**Exercise description**
Begin at the top of the records below and return each line exactly through the line with "(estudio) at (589.5,112)". Skip pictures.

========

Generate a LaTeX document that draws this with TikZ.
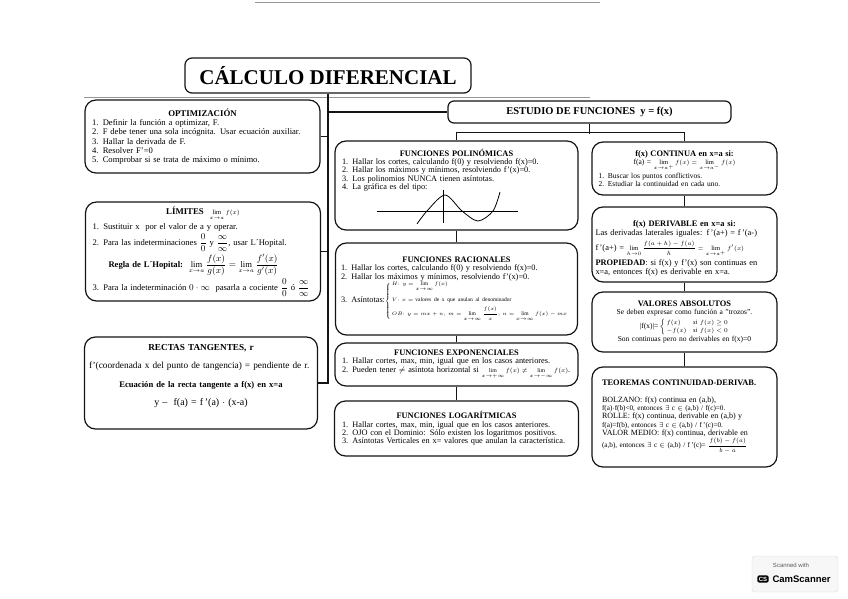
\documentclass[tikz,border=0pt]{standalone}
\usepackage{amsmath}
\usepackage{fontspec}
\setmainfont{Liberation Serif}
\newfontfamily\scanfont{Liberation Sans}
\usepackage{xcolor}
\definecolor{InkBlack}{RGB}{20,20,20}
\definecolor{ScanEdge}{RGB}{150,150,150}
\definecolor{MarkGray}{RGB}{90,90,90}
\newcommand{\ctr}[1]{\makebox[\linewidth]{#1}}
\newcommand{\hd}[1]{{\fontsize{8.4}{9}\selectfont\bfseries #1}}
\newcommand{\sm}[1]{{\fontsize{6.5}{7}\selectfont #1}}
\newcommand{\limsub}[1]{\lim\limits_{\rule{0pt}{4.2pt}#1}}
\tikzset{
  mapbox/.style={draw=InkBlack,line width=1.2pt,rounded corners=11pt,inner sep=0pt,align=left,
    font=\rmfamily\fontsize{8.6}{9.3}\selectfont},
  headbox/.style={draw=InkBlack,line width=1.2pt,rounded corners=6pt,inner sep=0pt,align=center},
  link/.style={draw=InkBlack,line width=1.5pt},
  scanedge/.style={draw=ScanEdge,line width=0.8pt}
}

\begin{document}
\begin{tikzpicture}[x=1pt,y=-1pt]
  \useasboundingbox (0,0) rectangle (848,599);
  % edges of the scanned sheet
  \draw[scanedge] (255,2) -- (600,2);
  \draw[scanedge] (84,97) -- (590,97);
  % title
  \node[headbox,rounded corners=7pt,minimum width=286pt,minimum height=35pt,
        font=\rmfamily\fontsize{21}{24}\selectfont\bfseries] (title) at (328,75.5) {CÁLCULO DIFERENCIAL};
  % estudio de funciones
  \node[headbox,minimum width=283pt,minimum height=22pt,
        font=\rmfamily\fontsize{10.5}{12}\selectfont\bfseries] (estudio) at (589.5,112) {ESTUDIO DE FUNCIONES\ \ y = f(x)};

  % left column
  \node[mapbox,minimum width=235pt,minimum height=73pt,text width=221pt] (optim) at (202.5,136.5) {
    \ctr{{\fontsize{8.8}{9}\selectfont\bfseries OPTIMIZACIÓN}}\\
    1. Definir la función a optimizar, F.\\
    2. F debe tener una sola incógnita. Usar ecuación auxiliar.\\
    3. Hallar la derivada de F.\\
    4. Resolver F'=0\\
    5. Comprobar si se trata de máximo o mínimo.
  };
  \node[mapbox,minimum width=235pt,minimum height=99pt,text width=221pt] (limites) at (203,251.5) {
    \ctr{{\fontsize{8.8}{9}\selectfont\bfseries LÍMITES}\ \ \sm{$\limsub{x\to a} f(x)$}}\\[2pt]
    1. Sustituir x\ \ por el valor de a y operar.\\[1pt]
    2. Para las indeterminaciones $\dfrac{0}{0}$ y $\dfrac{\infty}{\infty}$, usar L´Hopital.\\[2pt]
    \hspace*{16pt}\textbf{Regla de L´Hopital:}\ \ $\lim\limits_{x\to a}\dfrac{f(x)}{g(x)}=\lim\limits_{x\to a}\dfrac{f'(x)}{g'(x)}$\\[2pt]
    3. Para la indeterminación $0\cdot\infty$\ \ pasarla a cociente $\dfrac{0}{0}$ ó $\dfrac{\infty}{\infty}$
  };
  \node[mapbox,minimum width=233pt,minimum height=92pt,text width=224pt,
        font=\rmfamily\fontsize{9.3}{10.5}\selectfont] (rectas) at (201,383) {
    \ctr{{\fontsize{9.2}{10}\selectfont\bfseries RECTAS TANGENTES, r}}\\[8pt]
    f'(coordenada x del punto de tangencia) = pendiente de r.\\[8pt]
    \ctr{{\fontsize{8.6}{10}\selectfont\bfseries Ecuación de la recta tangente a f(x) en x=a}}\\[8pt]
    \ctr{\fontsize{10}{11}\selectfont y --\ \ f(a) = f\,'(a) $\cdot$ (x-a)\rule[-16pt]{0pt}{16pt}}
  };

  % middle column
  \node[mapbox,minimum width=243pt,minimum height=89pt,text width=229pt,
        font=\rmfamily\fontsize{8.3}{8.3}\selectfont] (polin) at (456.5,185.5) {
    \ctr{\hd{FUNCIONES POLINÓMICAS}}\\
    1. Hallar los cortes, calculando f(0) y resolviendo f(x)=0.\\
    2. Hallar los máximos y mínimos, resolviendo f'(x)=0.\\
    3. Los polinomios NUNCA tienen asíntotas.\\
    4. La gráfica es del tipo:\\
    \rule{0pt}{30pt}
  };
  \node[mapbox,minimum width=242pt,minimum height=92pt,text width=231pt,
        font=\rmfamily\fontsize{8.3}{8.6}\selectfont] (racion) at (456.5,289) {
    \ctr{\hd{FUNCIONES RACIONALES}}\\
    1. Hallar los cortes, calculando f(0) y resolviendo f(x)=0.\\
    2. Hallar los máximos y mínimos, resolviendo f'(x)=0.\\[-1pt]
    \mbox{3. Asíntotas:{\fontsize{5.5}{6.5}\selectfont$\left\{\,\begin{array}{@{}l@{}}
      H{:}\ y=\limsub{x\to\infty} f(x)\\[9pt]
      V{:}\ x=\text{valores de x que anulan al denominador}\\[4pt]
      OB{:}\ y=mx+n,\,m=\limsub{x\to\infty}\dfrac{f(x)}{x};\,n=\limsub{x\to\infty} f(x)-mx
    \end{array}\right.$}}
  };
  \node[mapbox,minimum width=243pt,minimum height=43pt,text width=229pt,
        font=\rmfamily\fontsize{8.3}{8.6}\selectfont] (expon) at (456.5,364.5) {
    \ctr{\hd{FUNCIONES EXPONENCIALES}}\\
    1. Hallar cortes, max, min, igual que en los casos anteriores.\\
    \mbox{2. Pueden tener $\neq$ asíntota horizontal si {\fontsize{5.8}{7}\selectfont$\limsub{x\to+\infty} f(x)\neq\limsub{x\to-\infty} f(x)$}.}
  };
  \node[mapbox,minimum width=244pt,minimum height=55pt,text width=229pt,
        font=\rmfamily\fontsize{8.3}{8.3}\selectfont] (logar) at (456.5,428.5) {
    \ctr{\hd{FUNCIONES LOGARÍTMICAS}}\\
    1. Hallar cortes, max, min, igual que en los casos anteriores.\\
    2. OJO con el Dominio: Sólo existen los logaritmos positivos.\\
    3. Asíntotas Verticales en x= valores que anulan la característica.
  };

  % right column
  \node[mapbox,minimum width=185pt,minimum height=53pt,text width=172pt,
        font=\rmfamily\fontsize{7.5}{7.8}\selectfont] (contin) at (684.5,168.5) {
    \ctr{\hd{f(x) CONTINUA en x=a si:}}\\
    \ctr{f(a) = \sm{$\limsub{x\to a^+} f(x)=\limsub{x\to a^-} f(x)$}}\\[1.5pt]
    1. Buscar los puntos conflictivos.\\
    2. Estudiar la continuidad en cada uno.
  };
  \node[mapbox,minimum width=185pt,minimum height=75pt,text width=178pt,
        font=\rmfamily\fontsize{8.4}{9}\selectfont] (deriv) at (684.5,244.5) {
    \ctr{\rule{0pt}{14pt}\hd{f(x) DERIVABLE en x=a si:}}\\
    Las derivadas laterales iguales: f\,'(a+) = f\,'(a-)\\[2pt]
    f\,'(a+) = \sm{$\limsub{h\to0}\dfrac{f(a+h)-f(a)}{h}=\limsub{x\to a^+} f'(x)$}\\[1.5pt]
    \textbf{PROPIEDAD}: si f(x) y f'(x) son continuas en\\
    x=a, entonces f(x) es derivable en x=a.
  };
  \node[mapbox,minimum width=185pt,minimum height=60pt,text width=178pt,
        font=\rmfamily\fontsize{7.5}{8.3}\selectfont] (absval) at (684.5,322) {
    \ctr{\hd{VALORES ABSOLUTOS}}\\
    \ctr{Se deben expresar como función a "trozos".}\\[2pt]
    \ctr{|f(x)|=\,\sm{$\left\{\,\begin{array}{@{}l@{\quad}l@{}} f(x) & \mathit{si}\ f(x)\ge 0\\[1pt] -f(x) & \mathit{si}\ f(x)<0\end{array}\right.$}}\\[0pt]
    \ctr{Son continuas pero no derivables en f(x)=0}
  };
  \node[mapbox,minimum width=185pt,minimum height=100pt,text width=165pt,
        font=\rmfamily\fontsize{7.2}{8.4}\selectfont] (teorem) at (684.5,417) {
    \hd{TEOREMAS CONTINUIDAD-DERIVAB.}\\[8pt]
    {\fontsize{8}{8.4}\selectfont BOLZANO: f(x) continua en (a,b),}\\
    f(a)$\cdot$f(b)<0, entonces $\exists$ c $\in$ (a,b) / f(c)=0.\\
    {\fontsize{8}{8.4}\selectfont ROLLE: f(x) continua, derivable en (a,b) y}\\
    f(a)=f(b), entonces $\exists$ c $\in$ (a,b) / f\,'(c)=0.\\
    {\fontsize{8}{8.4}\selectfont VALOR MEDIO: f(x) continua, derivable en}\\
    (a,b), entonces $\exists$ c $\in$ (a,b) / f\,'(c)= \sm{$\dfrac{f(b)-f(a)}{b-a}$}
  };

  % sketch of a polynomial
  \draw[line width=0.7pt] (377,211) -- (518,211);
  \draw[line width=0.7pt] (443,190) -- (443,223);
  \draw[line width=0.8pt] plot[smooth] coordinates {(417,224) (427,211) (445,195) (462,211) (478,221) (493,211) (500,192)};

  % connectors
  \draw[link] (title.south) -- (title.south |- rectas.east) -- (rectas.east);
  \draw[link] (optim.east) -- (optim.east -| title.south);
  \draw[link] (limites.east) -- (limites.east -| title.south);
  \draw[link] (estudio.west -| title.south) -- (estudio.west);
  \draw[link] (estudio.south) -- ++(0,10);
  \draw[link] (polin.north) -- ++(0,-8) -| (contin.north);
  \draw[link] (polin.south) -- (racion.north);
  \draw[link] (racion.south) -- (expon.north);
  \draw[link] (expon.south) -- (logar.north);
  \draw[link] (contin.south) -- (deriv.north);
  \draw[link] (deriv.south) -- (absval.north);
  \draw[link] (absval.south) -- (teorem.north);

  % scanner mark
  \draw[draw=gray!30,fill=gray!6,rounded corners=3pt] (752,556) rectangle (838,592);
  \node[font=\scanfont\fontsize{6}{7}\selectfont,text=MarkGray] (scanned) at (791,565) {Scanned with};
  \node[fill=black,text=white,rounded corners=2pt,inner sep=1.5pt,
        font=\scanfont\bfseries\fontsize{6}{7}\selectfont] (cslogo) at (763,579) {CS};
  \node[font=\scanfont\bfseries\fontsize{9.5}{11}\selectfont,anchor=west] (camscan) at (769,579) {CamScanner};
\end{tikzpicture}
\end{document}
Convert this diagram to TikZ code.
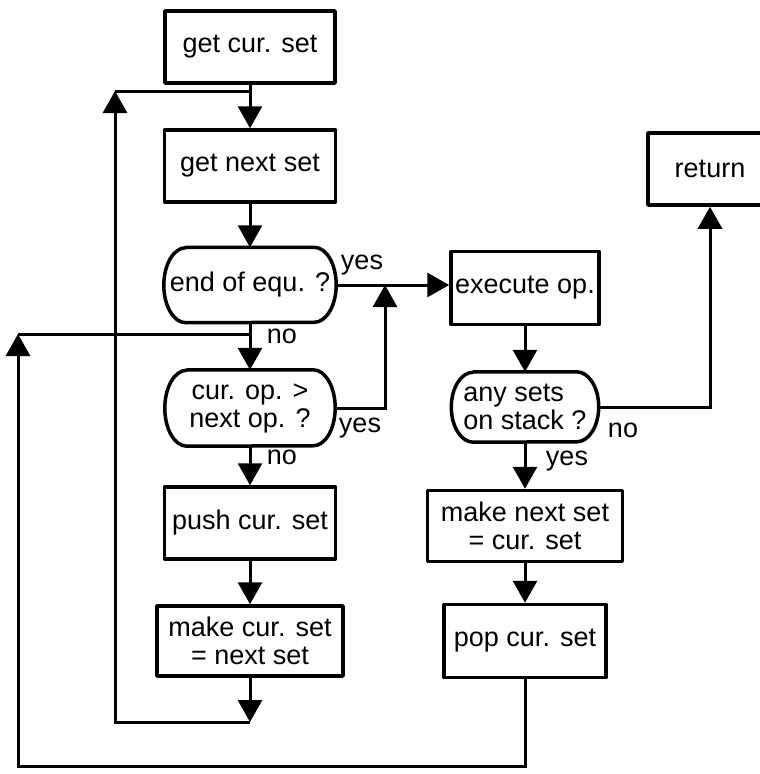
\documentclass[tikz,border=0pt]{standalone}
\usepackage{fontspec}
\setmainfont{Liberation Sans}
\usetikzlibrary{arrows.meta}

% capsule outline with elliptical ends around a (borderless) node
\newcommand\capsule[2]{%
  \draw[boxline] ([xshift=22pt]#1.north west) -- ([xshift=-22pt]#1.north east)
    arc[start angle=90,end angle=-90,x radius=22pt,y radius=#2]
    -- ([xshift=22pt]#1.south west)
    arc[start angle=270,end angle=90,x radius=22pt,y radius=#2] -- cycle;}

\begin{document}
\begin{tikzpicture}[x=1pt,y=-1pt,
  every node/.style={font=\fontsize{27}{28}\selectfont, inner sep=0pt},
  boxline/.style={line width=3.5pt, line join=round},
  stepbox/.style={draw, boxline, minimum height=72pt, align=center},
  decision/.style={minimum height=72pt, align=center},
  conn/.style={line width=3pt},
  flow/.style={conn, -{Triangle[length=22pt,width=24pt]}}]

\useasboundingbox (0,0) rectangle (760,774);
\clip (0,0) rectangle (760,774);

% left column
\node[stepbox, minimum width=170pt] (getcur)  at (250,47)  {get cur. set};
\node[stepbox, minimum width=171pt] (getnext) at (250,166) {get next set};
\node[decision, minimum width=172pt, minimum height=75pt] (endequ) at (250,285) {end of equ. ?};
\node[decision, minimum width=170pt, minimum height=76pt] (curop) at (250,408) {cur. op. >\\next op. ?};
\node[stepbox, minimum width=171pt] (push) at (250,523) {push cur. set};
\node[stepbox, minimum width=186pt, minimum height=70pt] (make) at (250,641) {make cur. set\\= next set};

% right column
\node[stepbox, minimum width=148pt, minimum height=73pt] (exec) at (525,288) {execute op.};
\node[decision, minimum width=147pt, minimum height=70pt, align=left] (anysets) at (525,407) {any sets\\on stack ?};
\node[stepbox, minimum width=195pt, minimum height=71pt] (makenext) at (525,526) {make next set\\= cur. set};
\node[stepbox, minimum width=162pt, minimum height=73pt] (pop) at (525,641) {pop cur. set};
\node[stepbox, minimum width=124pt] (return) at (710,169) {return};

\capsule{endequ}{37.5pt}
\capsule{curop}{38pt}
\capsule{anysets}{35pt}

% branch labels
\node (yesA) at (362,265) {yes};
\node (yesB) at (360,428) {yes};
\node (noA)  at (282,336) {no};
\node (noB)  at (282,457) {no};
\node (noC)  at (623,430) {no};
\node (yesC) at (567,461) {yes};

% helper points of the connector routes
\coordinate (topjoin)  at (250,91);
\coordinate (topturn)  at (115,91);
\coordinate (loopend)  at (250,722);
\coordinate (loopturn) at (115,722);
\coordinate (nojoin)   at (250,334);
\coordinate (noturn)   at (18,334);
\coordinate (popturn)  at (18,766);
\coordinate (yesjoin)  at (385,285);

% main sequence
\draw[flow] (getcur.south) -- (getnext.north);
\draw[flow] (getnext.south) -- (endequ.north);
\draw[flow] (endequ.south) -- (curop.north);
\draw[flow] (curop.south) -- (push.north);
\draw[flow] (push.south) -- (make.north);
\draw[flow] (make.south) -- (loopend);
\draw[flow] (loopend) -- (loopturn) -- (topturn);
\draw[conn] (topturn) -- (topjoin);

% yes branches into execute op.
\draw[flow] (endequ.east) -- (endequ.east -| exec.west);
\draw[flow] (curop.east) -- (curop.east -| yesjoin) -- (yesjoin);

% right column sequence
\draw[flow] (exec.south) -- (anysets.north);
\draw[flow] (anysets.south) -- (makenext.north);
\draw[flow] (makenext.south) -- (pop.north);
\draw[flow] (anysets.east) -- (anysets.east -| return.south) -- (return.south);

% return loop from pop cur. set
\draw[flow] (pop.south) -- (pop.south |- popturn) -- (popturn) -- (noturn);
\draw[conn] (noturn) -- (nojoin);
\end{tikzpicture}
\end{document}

========

**Answer to this task**
Generate a LaTeX document that draws this with TikZ.
\documentclass[tikz,border=0pt]{standalone}
\usepackage{amsmath}
\usepackage{fontspec}
\setmainfont{Liberation Serif}
\newfontfamily\scanfont{Liberation Sans}
\usepackage{xcolor}
\definecolor{InkBlack}{RGB}{20,20,20}
\definecolor{ScanEdge}{RGB}{150,150,150}
\definecolor{MarkGray}{RGB}{90,90,90}
\newcommand{\ctr}[1]{\makebox[\linewidth]{#1}}
\newcommand{\hd}[1]{{\fontsize{8.4}{9}\selectfont\bfseries #1}}
\newcommand{\sm}[1]{{\fontsize{6.5}{7}\selectfont #1}}
\newcommand{\limsub}[1]{\lim\limits_{\rule{0pt}{4.2pt}#1}}
\tikzset{
  mapbox/.style={draw=InkBlack,line width=1.2pt,rounded corners=11pt,inner sep=0pt,align=left,
    font=\rmfamily\fontsize{8.6}{9.3}\selectfont},
  headbox/.style={draw=InkBlack,line width=1.2pt,rounded corners=6pt,inner sep=0pt,align=center},
  link/.style={draw=InkBlack,line width=1.5pt},
  scanedge/.style={draw=ScanEdge,line width=0.8pt}
}

\begin{document}
\begin{tikzpicture}[x=1pt,y=-1pt]
  \useasboundingbox (0,0) rectangle (848,599);
  % edges of the scanned sheet
  \draw[scanedge] (255,2) -- (600,2);
  \draw[scanedge] (84,97) -- (590,97);
  % title
  \node[headbox,rounded corners=7pt,minimum width=286pt,minimum height=35pt,
        font=\rmfamily\fontsize{21}{24}\selectfont\bfseries] (title) at (328,75.5) {CÁLCULO DIFERENCIAL};
  % estudio de funciones
  \node[headbox,minimum width=283pt,minimum height=22pt,
        font=\rmfamily\fontsize{10.5}{12}\selectfont\bfseries] (estudio) at (589.5,112) {ESTUDIO DE FUNCIONES\ \ y = f(x)};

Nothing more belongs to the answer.